The lines from the top of the material through the line with "const northLabel = 'North';" are to be set down exactly. Leave the pictures out.

/---

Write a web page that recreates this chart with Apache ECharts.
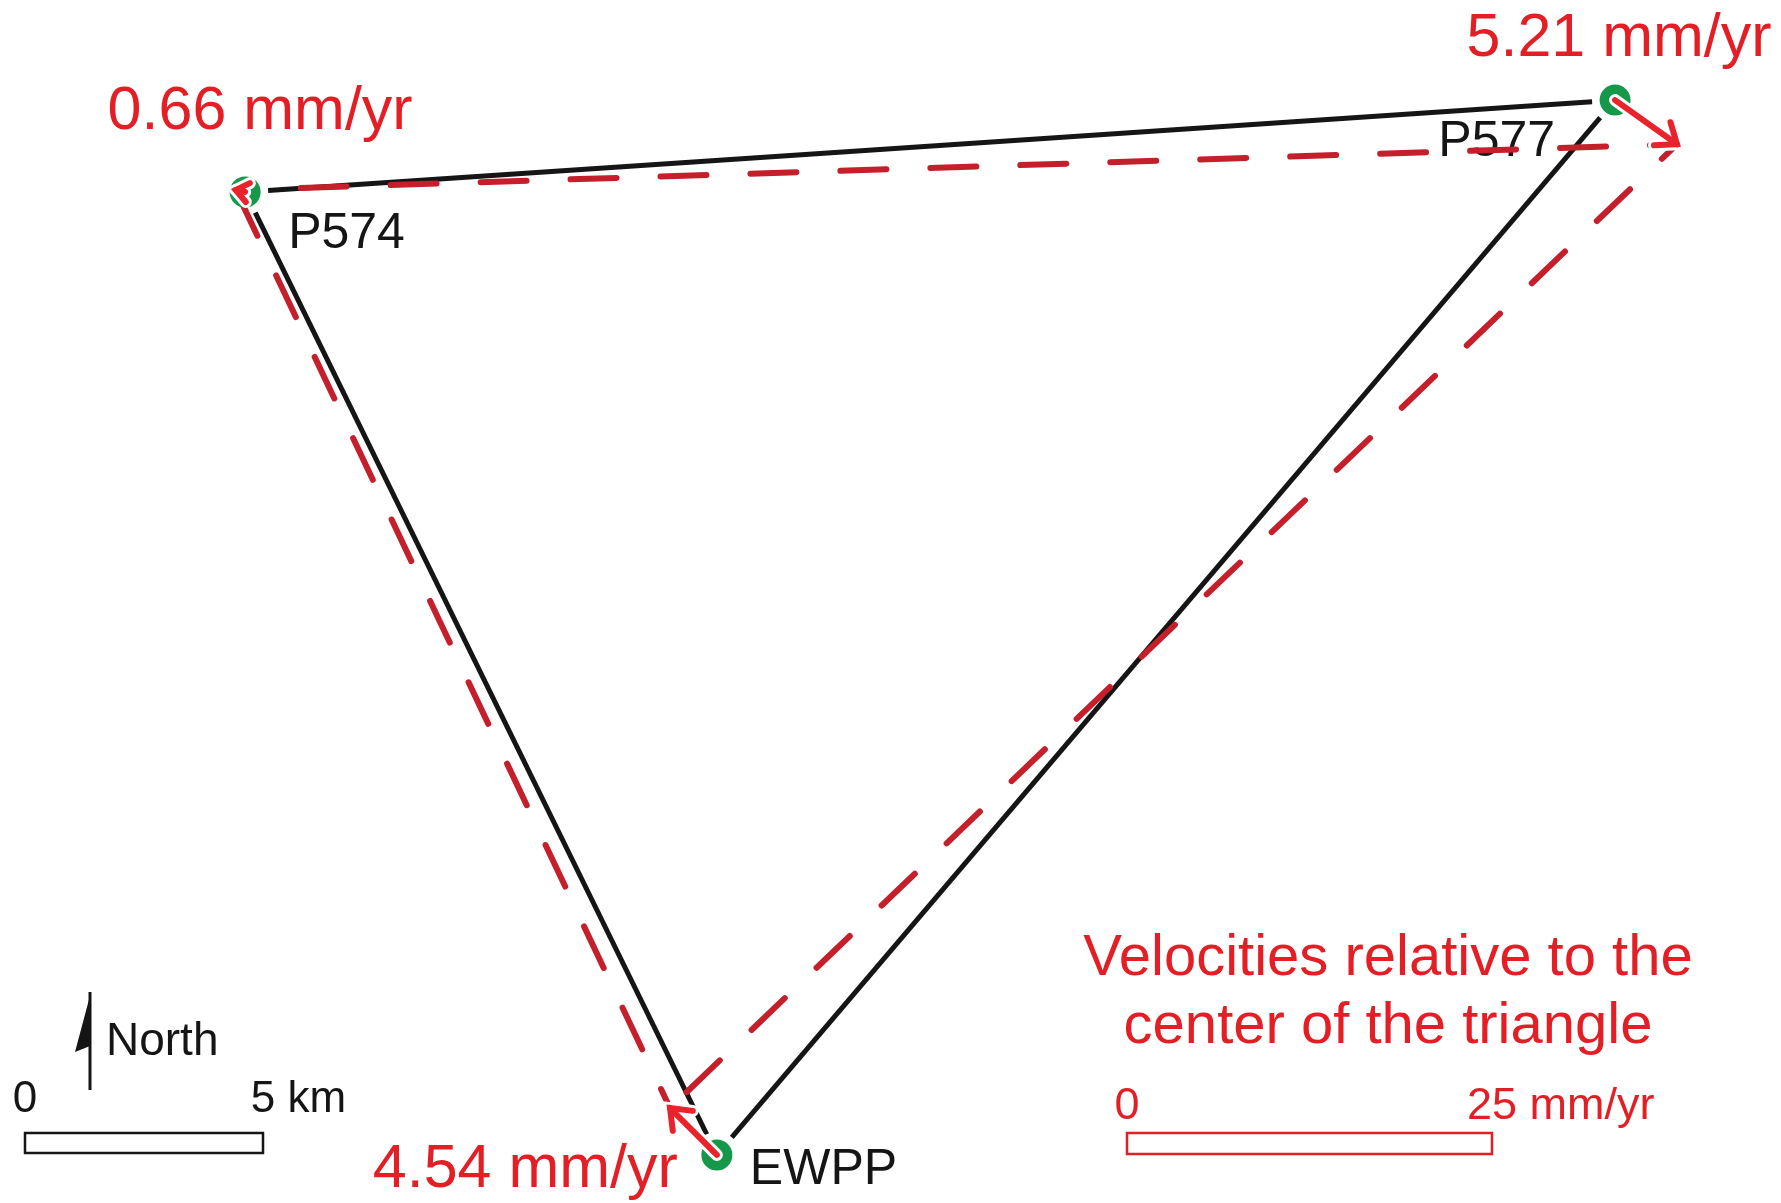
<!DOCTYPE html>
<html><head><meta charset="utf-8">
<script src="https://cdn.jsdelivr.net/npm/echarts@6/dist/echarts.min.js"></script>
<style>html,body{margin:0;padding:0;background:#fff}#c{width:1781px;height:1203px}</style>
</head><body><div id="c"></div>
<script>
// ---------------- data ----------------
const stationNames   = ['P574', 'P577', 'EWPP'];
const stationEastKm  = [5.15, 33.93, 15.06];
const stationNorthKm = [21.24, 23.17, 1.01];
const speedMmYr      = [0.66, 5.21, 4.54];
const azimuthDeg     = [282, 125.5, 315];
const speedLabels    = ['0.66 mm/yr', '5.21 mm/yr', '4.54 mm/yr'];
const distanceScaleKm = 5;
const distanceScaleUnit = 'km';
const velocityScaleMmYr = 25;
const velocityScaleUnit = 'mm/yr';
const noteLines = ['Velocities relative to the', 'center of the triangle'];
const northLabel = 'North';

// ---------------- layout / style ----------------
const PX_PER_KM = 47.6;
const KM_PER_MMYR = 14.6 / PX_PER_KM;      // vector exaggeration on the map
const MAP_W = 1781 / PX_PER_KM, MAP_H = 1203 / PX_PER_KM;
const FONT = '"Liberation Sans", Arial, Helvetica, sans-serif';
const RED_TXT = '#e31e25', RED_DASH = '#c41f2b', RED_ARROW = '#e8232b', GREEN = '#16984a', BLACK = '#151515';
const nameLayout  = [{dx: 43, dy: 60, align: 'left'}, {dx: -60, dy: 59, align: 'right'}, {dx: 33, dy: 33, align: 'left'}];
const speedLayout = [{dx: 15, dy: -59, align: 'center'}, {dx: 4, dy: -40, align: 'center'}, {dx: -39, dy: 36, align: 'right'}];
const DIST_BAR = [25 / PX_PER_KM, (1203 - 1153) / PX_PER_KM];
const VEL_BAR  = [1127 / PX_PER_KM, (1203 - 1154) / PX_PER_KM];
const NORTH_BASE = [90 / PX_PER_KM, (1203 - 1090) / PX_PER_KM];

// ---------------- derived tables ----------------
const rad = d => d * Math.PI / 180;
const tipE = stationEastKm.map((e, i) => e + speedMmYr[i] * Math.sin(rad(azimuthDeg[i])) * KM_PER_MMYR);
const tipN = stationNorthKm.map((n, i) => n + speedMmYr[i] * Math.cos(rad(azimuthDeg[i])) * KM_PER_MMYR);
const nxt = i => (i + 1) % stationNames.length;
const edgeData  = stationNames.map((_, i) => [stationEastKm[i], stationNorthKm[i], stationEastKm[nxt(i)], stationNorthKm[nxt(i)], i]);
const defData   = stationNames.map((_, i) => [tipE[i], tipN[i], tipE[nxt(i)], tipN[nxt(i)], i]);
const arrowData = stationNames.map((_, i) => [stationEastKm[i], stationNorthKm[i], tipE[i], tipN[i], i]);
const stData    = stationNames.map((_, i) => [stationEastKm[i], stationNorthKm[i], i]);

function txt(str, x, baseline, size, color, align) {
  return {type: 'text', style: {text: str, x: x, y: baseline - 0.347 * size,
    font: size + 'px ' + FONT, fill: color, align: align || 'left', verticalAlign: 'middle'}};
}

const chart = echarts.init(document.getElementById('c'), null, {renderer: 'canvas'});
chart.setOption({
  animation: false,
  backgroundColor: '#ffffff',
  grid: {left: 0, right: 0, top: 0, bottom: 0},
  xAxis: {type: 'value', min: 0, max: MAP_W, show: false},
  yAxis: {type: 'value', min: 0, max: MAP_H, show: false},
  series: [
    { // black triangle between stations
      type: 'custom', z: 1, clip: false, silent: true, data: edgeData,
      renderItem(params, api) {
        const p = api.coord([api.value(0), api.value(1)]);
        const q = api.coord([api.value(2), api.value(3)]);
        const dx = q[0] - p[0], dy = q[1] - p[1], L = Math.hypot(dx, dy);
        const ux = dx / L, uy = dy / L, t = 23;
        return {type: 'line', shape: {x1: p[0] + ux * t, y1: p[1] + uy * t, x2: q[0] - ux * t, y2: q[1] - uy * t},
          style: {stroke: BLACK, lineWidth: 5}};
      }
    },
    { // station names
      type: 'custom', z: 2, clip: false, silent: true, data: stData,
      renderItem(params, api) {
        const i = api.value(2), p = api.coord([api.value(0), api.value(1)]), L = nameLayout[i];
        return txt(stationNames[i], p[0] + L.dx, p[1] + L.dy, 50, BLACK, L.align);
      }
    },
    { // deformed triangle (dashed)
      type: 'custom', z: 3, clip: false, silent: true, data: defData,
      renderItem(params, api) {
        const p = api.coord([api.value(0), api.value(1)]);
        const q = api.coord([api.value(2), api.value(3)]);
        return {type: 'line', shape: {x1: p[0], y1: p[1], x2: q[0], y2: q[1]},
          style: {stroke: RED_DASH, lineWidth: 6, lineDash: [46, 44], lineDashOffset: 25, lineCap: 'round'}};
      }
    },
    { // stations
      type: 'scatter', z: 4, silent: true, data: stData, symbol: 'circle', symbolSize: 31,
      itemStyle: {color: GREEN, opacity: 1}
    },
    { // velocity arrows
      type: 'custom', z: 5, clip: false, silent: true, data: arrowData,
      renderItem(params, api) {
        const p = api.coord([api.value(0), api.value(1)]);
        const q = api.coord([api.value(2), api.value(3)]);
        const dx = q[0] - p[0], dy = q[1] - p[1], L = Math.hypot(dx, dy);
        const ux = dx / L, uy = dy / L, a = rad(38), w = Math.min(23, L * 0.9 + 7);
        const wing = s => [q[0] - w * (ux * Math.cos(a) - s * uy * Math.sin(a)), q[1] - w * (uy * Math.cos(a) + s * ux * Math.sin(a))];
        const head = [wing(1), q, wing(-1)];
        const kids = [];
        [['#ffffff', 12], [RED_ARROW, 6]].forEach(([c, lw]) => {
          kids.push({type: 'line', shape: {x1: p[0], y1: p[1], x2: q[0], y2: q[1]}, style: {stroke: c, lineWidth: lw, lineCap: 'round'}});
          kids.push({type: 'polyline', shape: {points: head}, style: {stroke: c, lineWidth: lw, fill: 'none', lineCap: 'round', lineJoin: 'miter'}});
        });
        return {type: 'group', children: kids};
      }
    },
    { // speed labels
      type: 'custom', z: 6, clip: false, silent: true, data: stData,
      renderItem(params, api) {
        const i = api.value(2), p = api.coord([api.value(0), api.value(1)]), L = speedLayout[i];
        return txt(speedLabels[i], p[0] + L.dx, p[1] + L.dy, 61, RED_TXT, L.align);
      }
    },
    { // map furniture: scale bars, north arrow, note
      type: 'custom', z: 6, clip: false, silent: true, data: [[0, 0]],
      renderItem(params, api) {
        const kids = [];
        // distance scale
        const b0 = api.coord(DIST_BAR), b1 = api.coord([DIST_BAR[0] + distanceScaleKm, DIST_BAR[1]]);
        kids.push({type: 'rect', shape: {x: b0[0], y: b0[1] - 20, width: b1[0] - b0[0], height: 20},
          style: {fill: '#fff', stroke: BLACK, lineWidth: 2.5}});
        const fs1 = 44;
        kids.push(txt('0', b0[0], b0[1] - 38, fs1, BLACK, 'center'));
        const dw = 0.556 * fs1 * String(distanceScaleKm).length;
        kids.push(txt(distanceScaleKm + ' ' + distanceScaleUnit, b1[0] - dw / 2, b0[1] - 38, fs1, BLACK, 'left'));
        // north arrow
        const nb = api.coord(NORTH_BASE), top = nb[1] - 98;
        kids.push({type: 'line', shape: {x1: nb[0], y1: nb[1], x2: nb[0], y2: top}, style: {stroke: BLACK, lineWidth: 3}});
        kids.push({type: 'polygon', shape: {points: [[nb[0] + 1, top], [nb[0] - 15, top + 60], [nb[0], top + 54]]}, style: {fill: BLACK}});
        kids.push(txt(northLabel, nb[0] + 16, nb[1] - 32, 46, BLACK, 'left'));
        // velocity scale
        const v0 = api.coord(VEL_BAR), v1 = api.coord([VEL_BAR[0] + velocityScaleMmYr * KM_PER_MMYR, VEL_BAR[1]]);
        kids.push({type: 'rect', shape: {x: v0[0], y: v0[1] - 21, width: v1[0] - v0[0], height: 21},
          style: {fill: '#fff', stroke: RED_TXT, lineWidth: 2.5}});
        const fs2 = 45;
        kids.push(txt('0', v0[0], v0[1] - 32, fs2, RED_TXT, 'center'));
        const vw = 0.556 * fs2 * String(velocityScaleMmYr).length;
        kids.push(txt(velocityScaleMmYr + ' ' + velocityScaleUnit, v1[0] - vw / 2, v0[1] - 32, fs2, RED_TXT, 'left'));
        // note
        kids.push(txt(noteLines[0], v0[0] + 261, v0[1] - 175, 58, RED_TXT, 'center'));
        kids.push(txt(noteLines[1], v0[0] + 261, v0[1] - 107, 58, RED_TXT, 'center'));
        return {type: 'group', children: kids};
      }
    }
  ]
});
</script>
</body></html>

\---

● Written response
Write a web page that recreates this chart with Apache ECharts.
<!DOCTYPE html>
<html><head><meta charset="utf-8">
<script src="https://cdn.jsdelivr.net/npm/echarts@6/dist/echarts.min.js"></script>
<style>html,body{margin:0;padding:0;background:#fff}#c{width:1781px;height:1203px}</style>
</head><body><div id="c"></div>
<script>
// ---------------- data ----------------
const stationNames   = ['P574', 'P577', 'EWPP'];
const stationEastKm  = [5.15, 33.93, 15.06];
const stationNorthKm = [21.24, 23.17, 1.01];
const speedMmYr      = [0.66, 5.21, 4.54];
const azimuthDeg     = [282, 125.5, 315];
const speedLabels    = ['0.66 mm/yr', '5.21 mm/yr', '4.54 mm/yr'];
const distanceScaleKm = 5;
const distanceScaleUnit = 'km';
const velocityScaleMmYr = 25;
const velocityScaleUnit = 'mm/yr';
const noteLines = ['Velocities relative to the', 'center of the triangle'];
const northLabel = 'North';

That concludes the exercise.